Column-oriented storage and column families
Memory bandwidth and vectorized processing
Sort Order in Column Storage
The data needs to be sorted an entire row at a time, even though it is stored by column.
- Advantages:
- help with compression of columns. If the primary sort column does not have many distinct values, then after sorting, it will have long sequences where the same value is repeated many times in a row.
- That will help queries that need to group or filter sales by product within a certain date range.
Several different sort orders
The row-oriented store keeps every row in one place(in a heap file or a clustered index), and secondary indexes just contain pointers to the matching rows. In a column store, there normally aren’t any pointers to data elsewhere, only columns containing values.
Writing to Column-Oriented Storage
- If you wanted to insert a row in the middle of a sorted table, you would most likely have to rewrite all the column files.
- We can use LSM-tree to solve this problem: all writes first go to an in-memory store, where they are added to a sorted structure and prepared for writing to disk. Queries need to examine both the column data on disk and the recent writes in memory and combine the two.
Aggregation: Data Cubes and Materialized Views
Except for column-oriented storage, another aspect of data warehouses is materialized aggregates. As we all know, there are many aggregate functions in SQL, such as COUNT, SUM, MIN, etc. If the same aggregates are used by many different queries, we can cache the counts or sums that queries use most often. This cache is called materialized view.
The advantage of a materialized data cube is that certain queries become very fast because they have effectively been precomputed.
The disadvantage is that a data cube doesn’t have the same flexibility as querying the raw data.
Summary
On a high level, we saw that storage engines fall into two broad categories: those optimized for transaction processing (OLTP), and those optimized for analytics (OLAP). There are big differences between the access patterns in those use cases:
- OLTP systems are typically user-facing, which means that they may see a huge volume of requests. In order to handle the load, applications usually only touch a small number of records in each query. The application requests records using some kind of key, and the storage engine uses an index to find the data for the requested key. Disk seek time is often the bottleneck here.

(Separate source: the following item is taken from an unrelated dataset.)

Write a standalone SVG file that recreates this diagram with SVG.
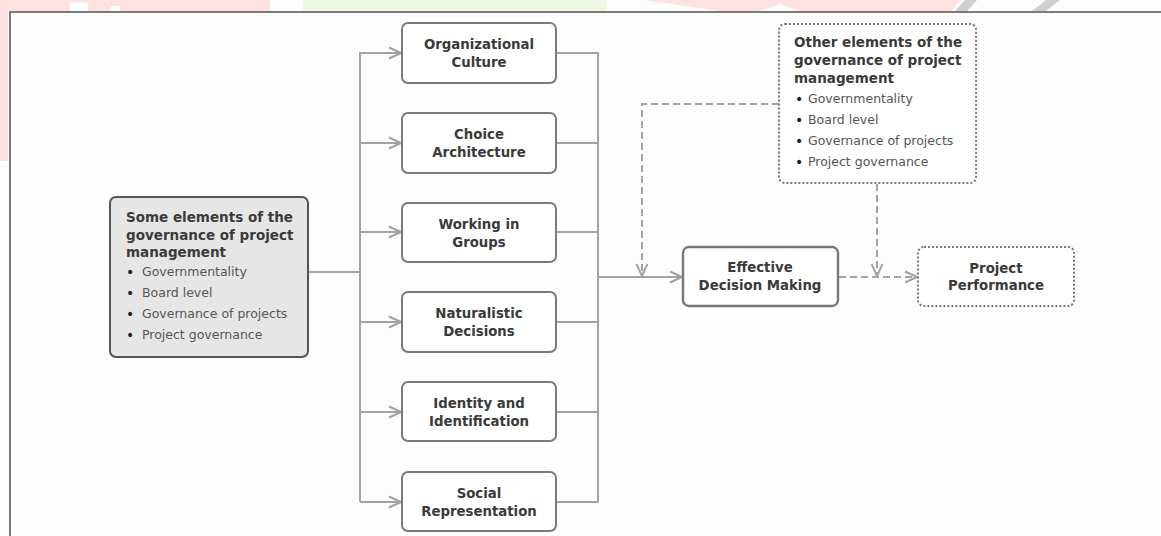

- OLAP and Data warehouses are less well known, because they are primarily used by business analysts, not by end users. They handle a much lower volume of queries than OLTP systems, but each query is typically very demanding, requiring many millions of records to be scanned in a short time. Disk bandwidth (not seek time) is often the bottleneck here, and
column-oriented storage
is an increasingly popular solution for this kind of workload.
On the OLTP side, we saw storage engines from two main schools of thought:
- The log-structured school, which only permits appending to files and deleting obsolete files, but never updates a file that has been written. Bitcask, SSTables, LSM-trees, LevelDB, Cassandra, HBase, Lucene, and others belong to this group.
- The update-in-place school, which treats the disk as a set of fixed-size pages that can be overwritten. B-trees are the biggest example of this philosophy, being used in all major relational databases and also many nonrelational ones.